• [BRIEF]:
In your copy, leave out the pictures; write out all the data exactly.

• [RAW DATA]:
####

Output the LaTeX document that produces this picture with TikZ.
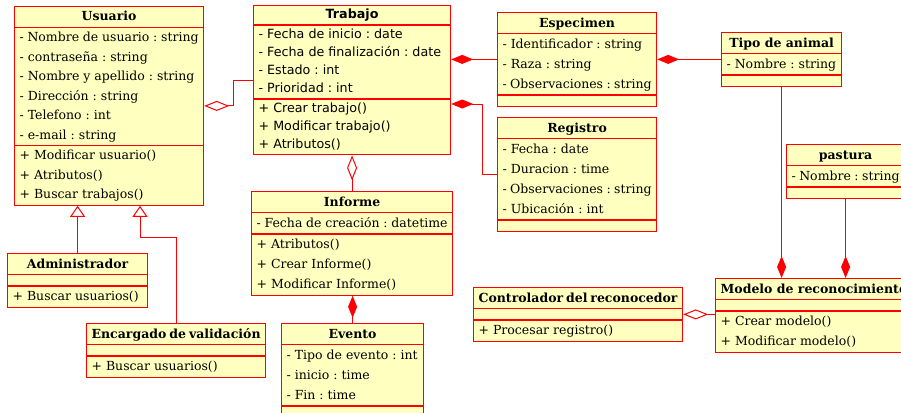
\documentclass[tikz,border=0pt]{standalone}
\usepackage{fontspec}
\setmainfont{DejaVu Serif}
\newfontfamily\umlsans{DejaVu Sans}
\usepackage{tikz}
\usetikzlibrary{shapes.multipart,arrows.meta,calc}
\definecolor{umlred}{RGB}{255,0,0}
\definecolor{umlfill}{RGB}{255,255,192}
\tikzset{
  umlclass/.style={rectangle split, rectangle split parts=3, draw=umlred, fill=umlfill,
    line width=1.2pt, inner xsep=5pt, inner ysep=0pt, anchor=north west,
    font=\fontsize{12.5}{20}\selectfont\frenchspacing},
  umlw/.code={\def\umlwidth{#1}},
  assoc/.style={draw=umlred, line width=1pt},
  aggr/.style={assoc, {Diamond[length=25pt, width=10pt, fill=white]}-},
  comp/.style={assoc, {Diamond[length=22pt, width=9pt]}-},
  gen/.style={assoc, -{Triangle[length=11pt, width=15pt, fill=white]}}
}
\newcommand{\umltitle}[1]{\hbox to\umlwidth{\hfil\strut\textbf{#1}\hfil}}
\newcommand{\umlrows}[1]{\vbox{\hsize=\umlwidth #1}}
\newcommand{\umlrow}[1]{\hbox to\umlwidth{\strut#1\hfil}}
\newcommand{\umlgap}{\hbox to\umlwidth{\rule{0pt}{10pt}\hfil}}

\begin{document}
\begin{tikzpicture}[x=1pt,y=-1pt]
\useasboundingbox (0,0) rectangle (901,412);
% Classes
\node[umlclass, umlw=179pt, font=\fontsize{12.5}{19.5}\selectfont\frenchspacing] (usuario) at (14,6) {\umltitle{Usuario}
  \nodepart{two}\umlrows{\umlrow{- Nombre de usuario : string}\umlrow{- contraseña : string}\umlrow{- Nombre y apellido : string}\umlrow{- Dirección : string}\umlrow{- Telefono : int}\umlrow{- e-mail : string}}
  \nodepart{three}\umlrows{\umlrow{+ Modificar usuario()}\umlrow{+ Atributos()}\umlrow{+ Buscar trabajos()}}};
\node[umlclass, umlw=187pt, font=\umlsans\fontsize{12.7}{18.2}\selectfont\frenchspacing] (trabajo) at (253,5) {\umltitle{Trabajo}
  \nodepart{two}\umlrows{\umlrow{- Fecha de inicio : date}\umlrow{- Fecha de finalización : date}\umlrow{- Estado : int}\umlrow{- Prioridad : int}}
  \nodepart{three}\umlrows{\umlrow{+ Crear trabajo()}\umlrow{+ Modificar trabajo()}\umlrow{+ Atributos()}}};
\node[umlclass, umlw=149pt] (especimen) at (497,12) {\umltitle{Especimen}
  \nodepart{two}\umlrows{\umlrow{- Identificador : string}\umlrow{- Raza : string}\umlrow{- Observaciones : string}}
  \nodepart{three}\umlgap};
\node[umlclass, umlw=110pt] (tipo) at (721,32) {\umltitle{Tipo de animal}
  \nodepart{two}\umlrows{\umlrow{- Nombre : string}}
  \nodepart{three}\umlgap};
\node[umlclass, umlw=149pt] (registro) at (497,117) {\umltitle{Registro}
  \nodepart{two}\umlrows{\umlrow{- Fecha : date}\umlrow{- Duracion : time}\umlrow{- Observaciones : string}\umlrow{- Ubicación : int}}
  \nodepart{three}\umlgap};
\node[umlclass, umlw=108pt] (pastura) at (786,144) {\umltitle{pastura}
  \nodepart{two}\umlrows{\umlrow{- Nombre : string}}
  \nodepart{three}\umlgap};
\node[umlclass, umlw=191pt] (informe) at (251,191) {\umltitle{Informe}
  \nodepart{two}\umlrows{\umlrow{- Fecha de creación : datetime}}
  \nodepart{three}\umlrows{\umlrow{+ Atributos()}\umlrow{+ Crear Informe()}\umlrow{+ Modificar Informe()}}};
\node[umlclass, umlw=132pt] (evento) at (281,323) {\umltitle{Evento}
  \nodepart{two}\umlrows{\umlrow{- Tipo de evento : int}\umlrow{- inicio : time}\umlrow{- Fin : time}}
  \nodepart{three}\umlgap};
\node[umlclass, umlw=130pt] (admin) at (7,253) {\umltitle{Administrador}
  \nodepart{two}\umlgap
  \nodepart{three}\umlrows{\umlrow{+ Buscar usuarios()}}};
\node[umlclass, umlw=169pt] (encargado) at (86,323) {\umltitle{Encargado de validación}
  \nodepart{two}\umlgap
  \nodepart{three}\umlrows{\umlrow{+ Buscar usuarios()}}};
\node[umlclass, umlw=199pt] (controlador) at (473,287) {\umltitle{Controlador del reconocedor}
  \nodepart{two}\umlgap
  \nodepart{three}\umlrows{\umlrow{+ Procesar registro()}}};
\node[umlclass, umlw=205pt] (modelo) at (715,278) {\umlrow{\textbf{Modelo de reconocimiento}}
  \nodepart{two}\umlgap
  \nodepart{three}\umlrows{\umlrow{+ Crear modelo()}\umlrow{+ Modificar modelo()}}};

% Relations
\draw[aggr] (usuario.east) -- ++(29,0) |- (trabajo.west);
\draw[comp] (trabajo.east |- especimen.west) -- (especimen.west);
\draw[comp] ([yshift=-5pt]trabajo.two split east) -- ++(31,0) |- (registro.west);
\draw[comp] (especimen.east) -- (tipo.west);
\draw[comp] (tipo.south |- modelo.north) -- (tipo.south);
\draw[comp] (pastura.south |- modelo.north) -- (pastura.south);
\draw[aggr] (controlador.east) -- (controlador.east -| modelo.west);
\draw[aggr] (trabajo.south) -- (informe.north);
\draw[comp] (evento.north |- informe.south) -- (evento.north);
\coordinate (genb) at ($(usuario.south west)+(126,0)$);
\draw[gen] (admin.north) -- (admin.north |- usuario.south);
\draw[gen] (encargado.north) -- ++(0,-86) -| (genb);
\end{tikzpicture}
\end{document}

####

• [ANSWER TO THIS PROBLEM]:
Output the LaTeX document that produces this picture with TikZ.
\documentclass[tikz,border=0pt]{standalone}
\usepackage{fontspec}
\setmainfont{DejaVu Serif}
\newfontfamily\umlsans{DejaVu Sans}
\usepackage{tikz}
\usetikzlibrary{shapes.multipart,arrows.meta,calc}
\definecolor{umlred}{RGB}{255,0,0}
\definecolor{umlfill}{RGB}{255,255,192}
\tikzset{
  umlclass/.style={rectangle split, rectangle split parts=3, draw=umlred, fill=umlfill,
    line width=1.2pt, inner xsep=5pt, inner ysep=0pt, anchor=north west,
    font=\fontsize{12.5}{20}\selectfont\frenchspacing},
  umlw/.code={\def\umlwidth{#1}},
  assoc/.style={draw=umlred, line width=1pt},
  aggr/.style={assoc, {Diamond[length=25pt, width=10pt, fill=white]}-},
  comp/.style={assoc, {Diamond[length=22pt, width=9pt]}-},
  gen/.style={assoc, -{Triangle[length=11pt, width=15pt, fill=white]}}
}
\newcommand{\umltitle}[1]{\hbox to\umlwidth{\hfil\strut\textbf{#1}\hfil}}
\newcommand{\umlrows}[1]{\vbox{\hsize=\umlwidth #1}}
\newcommand{\umlrow}[1]{\hbox to\umlwidth{\strut#1\hfil}}
\newcommand{\umlgap}{\hbox to\umlwidth{\rule{0pt}{10pt}\hfil}}

\begin{document}
\begin{tikzpicture}[x=1pt,y=-1pt]
\useasboundingbox (0,0) rectangle (901,412);
% Classes
\node[umlclass, umlw=179pt, font=\fontsize{12.5}{19.5}\selectfont\frenchspacing] (usuario) at (14,6) {\umltitle{Usuario}
  \nodepart{two}\umlrows{\umlrow{- Nombre de usuario : string}\umlrow{- contraseña : string}\umlrow{- Nombre y apellido : string}\umlrow{- Dirección : string}\umlrow{- Telefono : int}\umlrow{- e-mail : string}}
  \nodepart{three}\umlrows{\umlrow{+ Modificar usuario()}\umlrow{+ Atributos()}\umlrow{+ Buscar trabajos()}}};
\node[umlclass, umlw=187pt, font=\umlsans\fontsize{12.7}{18.2}\selectfont\frenchspacing] (trabajo) at (253,5) {\umltitle{Trabajo}
  \nodepart{two}\umlrows{\umlrow{- Fecha de inicio : date}\umlrow{- Fecha de finalización : date}\umlrow{- Estado : int}\umlrow{- Prioridad : int}}
  \nodepart{three}\umlrows{\umlrow{+ Crear trabajo()}\umlrow{+ Modificar trabajo()}\umlrow{+ Atributos()}}};
\node[umlclass, umlw=149pt] (especimen) at (497,12) {\umltitle{Especimen}
  \nodepart{two}\umlrows{\umlrow{- Identificador : string}\umlrow{- Raza : string}\umlrow{- Observaciones : string}}
  \nodepart{three}\umlgap};
\node[umlclass, umlw=110pt] (tipo) at (721,32) {\umltitle{Tipo de animal}
  \nodepart{two}\umlrows{\umlrow{- Nombre : string}}
  \nodepart{three}\umlgap};
\node[umlclass, umlw=149pt] (registro) at (497,117) {\umltitle{Registro}
  \nodepart{two}\umlrows{\umlrow{- Fecha : date}\umlrow{- Duracion : time}\umlrow{- Observaciones : string}\umlrow{- Ubicación : int}}
  \nodepart{three}\umlgap};
\node[umlclass, umlw=108pt] (pastura) at (786,144) {\umltitle{pastura}
  \nodepart{two}\umlrows{\umlrow{- Nombre : string}}
  \nodepart{three}\umlgap};
\node[umlclass, umlw=191pt] (informe) at (251,191) {\umltitle{Informe}
  \nodepart{two}\umlrows{\umlrow{- Fecha de creación : datetime}}
  \nodepart{three}\umlrows{\umlrow{+ Atributos()}\umlrow{+ Crear Informe()}\umlrow{+ Modificar Informe()}}};
\node[umlclass, umlw=132pt] (evento) at (281,323) {\umltitle{Evento}
  \nodepart{two}\umlrows{\umlrow{- Tipo de evento : int}\umlrow{- inicio : time}\umlrow{- Fin : time}}
  \nodepart{three}\umlgap};
\node[umlclass, umlw=130pt] (admin) at (7,253) {\umltitle{Administrador}
  \nodepart{two}\umlgap
  \nodepart{three}\umlrows{\umlrow{+ Buscar usuarios()}}};
\node[umlclass, umlw=169pt] (encargado) at (86,323) {\umltitle{Encargado de validación}
  \nodepart{two}\umlgap
  \nodepart{three}\umlrows{\umlrow{+ Buscar usuarios()}}};
\node[umlclass, umlw=199pt] (controlador) at (473,287) {\umltitle{Controlador del reconocedor}
  \nodepart{two}\umlgap
  \nodepart{three}\umlrows{\umlrow{+ Procesar registro()}}};
\node[umlclass, umlw=205pt] (modelo) at (715,278) {\umlrow{\textbf{Modelo de reconocimiento}}
  \nodepart{two}\umlgap
  \nodepart{three}\umlrows{\umlrow{+ Crear modelo()}\umlrow{+ Modificar modelo()}}};

% Relations
\draw[aggr] (usuario.east) -- ++(29,0) |- (trabajo.west);
\draw[comp] (trabajo.east |- especimen.west) -- (especimen.west);
\draw[comp] ([yshift=-5pt]trabajo.two split east) -- ++(31,0) |- (registro.west);
\draw[comp] (especimen.east) -- (tipo.west);
\draw[comp] (tipo.south |- modelo.north) -- (tipo.south);
\draw[comp] (pastura.south |- modelo.north) -- (pastura.south);
\draw[aggr] (controlador.east) -- (controlador.east -| modelo.west);
\draw[aggr] (trabajo.south) -- (informe.north);
\draw[comp] (evento.north |- informe.south) -- (evento.north);
\coordinate (genb) at ($(usuario.south west)+(126,0)$);
\draw[gen] (admin.north) -- (admin.north |- usuario.south);
\draw[gen] (encargado.north) -- ++(0,-86) -| (genb);
\end{tikzpicture}
\end{document}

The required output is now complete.